The following user gives a hug of support to Marriedguy: monoxide (04-24-2012)
Hi welcome to the boards. Well of course she want to go back to rehab, taking care of a home, 3 kids and a husband is incredibly stressful and I'm guessing at one point she had some kind of legitimate pain, is that gone? You are correct though she does have to learn how to be drug-free and live her regular old stress induced everyday life, she can't hide in rehab forever. Having said that, you can't make her believe it, can't force her to stay home and stay clean. Have you considered a compromise? Is there a hospital near you? Hospitals tend to have outpatient rehab programs. I'm thinking the Rehab program she went to was cushy and nice....I wouldn't let her go back there, and since you probably are paying for it, you have a say in the matter. Be understanding, but let her know that she has to learn to do this there, in your town, in her home. Check out the local outpatient programs. NA is great but it's not a hardcore rehab program, she may not think it's rigid enough, not enough hand-holding so to speak. So get her a more rigid program, locally. If she thinks she needs more help then get it for her, you can do that without necessarily giving her everything she wants. Make her work the local programs.
The other thing you need to keep in mind...not everyone can get clean and stay clean...if she can't cope and stay off the pills, you may have some decisions to make. You can't keep sending her out of state to rehab centers, thats not a solution.
Check around and find out what your options are and talk to her and make a decision. But remember she is a drug addict, she shouldn't really get what she wants...you need to be firm and stand up for you and your kids. The goal here is to get clean not hide out at rehab centers...an addict will almost always take the easy way out and run.
The Following User Says Thank You to katlin09 For This Useful Post: Marriedguy (04-24-2012)
Yes, this all started with pain.. it really started about 2 years ago after our last daughter was born. Since, she has had legitimate problems with hysterectomy, minor car accident and a bout with some tooth pain that was fixed. So at this time there is no pain. I am trying to be as supportive as I can, we live in a small town and we have to drive about 1.5 hours to the nearest NA meeting.. we have been to 4 in 4 days which counts her attending two of them today. We don't have a lot of assistance or help for an addict of any kind in this area. This makes it really hard to get her what she needs.
I will look locally for some outpatient programs.. this may be something that might help. The sponsor that she got is a real tough cookie though, kinda know her from before all of this started, so she should be able to keep her inline. The problem is spending a couple hundred dollars in fuel a week to get her to meetings, I've recently been laid off.
I do have really good insurance though, which paid for her rehab except for the plane tickets. I'm sure I can get insurance to pay for another alternative if I can find one.
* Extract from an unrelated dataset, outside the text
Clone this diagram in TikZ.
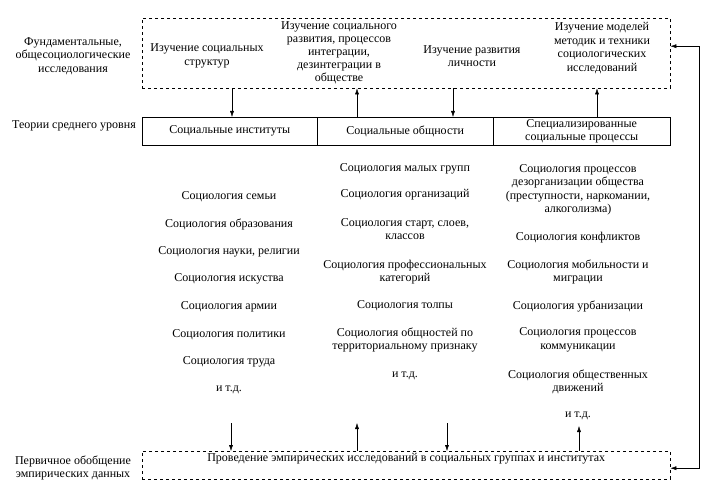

I believe that I may be going through some abandonment issues with her leaving the first time and since she has returned she has been caught in several lies to me which is tearing us both apart. We have based our relationship (15 years.. 12 married) on honesty. I know it is this disease that we are dealing with because all of the lies have involved drugs or something related to them.
Thanks for the response and advice.. I really appreciate the help.
This is definitely not a subject they cover in premarital counseling. From now on, your married to a drug addict, it will be hard to trust her for quite a while if not forever. She has to build up that trust, trust is earned, it's not given freely. And I can pretty much guarantee you that if you don't give in and give her what she wants, she'll see herself as the victim instead of the one causing the problems and ripping your family apart, you have to be tough and not fall for it.
Tough Love works....you can help her, and she can do the work and get better close to home. You've got enough on your hands just taking care of the kids and keeping them from falling apart. Her NA sponsor needs to be tough, otherwise they're not much help. If you have someone who won't stand up to you, whats the point. You kind of need to take on that dual role also. Be compassionate to a point to what your wife is going through, but...she's not sick...she brought this on her self, nobody forced her to do this, so you can love her and care about her while being tough and not letting her take advantage of that love.
I know this is all incredibly hard, it really is and it sucks big time...but if she'll stop quitting before she even tries and starts working the program and doing what she should have learned at rehab, then she can get better.